ARCHIVED COMMENTARY
Betting With
The Lunatics
For edition of March 31, 2005
We covered our short position in the E-mini S&P yesterday, just before stocks broke out on the close. Now, the goal is to be flat or long until such time as the futures serve up another fat pitch. The last one came on March 7, when we shorted the June futures within a single tick of a multiyear high. Our downside objective was 1159.25, but yesterday’s rally negated that objective. Even so, by covering the position at 1183.50, anyone who held it would have racked up a gain of 64 points, or $3,200 per contract. Not bad, considering we risked a mere 1.00-point stop-loss at the outset.
It’s impossible for me to tell at this point how far the rally will go, but it was the first in a while to have made steady headway from the opening bell till the close. Moreover, in the final minutes, the June contract pushed above the highs of the last three sessions, daring shorts not to cover. We did, though, even if we remain convinced that the rally is a phony. Clearly, the market has been unable to rally at all when it is not being pushed by nervous shorts. But just because there are no bullish buyers doesn’t necessarily mean the S&Ps can't go higher. And they probably will, assuming Da Boyz can feather back on the selling this morning, allowing the futures to waft, like a hot air balloon, above last Tuesday’s 1193.75 peak. That would make me nervous if we were short. We aren’t, though, except for some June 34 QQQ puts that we bought well and which are still trading 50 percent above their purchase price.

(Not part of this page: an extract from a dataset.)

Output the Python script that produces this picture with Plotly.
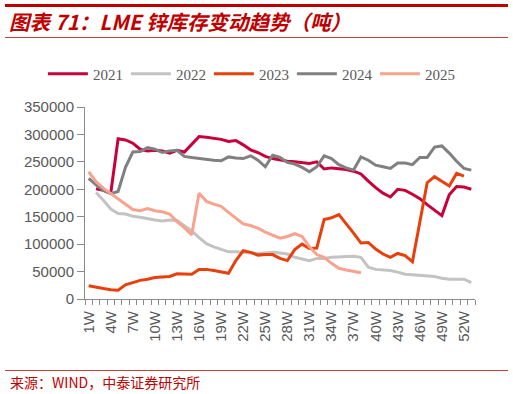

(Click on image to enlarge)

Go, Citi!
Meanwhile, if the lunatic fringe takes over during the next few days, we’ll party with them by way of some Citi calls we bought the other day, when the stock looked so …lugubrious. Assuming Citi’s world-class handlers can manipulate the stock effortlessly higher, just like in the good old days, they’ll have widows, orphans and pensioners begging for shares at $48 or higher, three bucks above yesterday’s close. That kind of action would allow us to turn our long May 45 calls into a no-risk calendar spread – one for which we will have received more in premium for short April 45 calls than we paid for the May 45s we own. Sweet.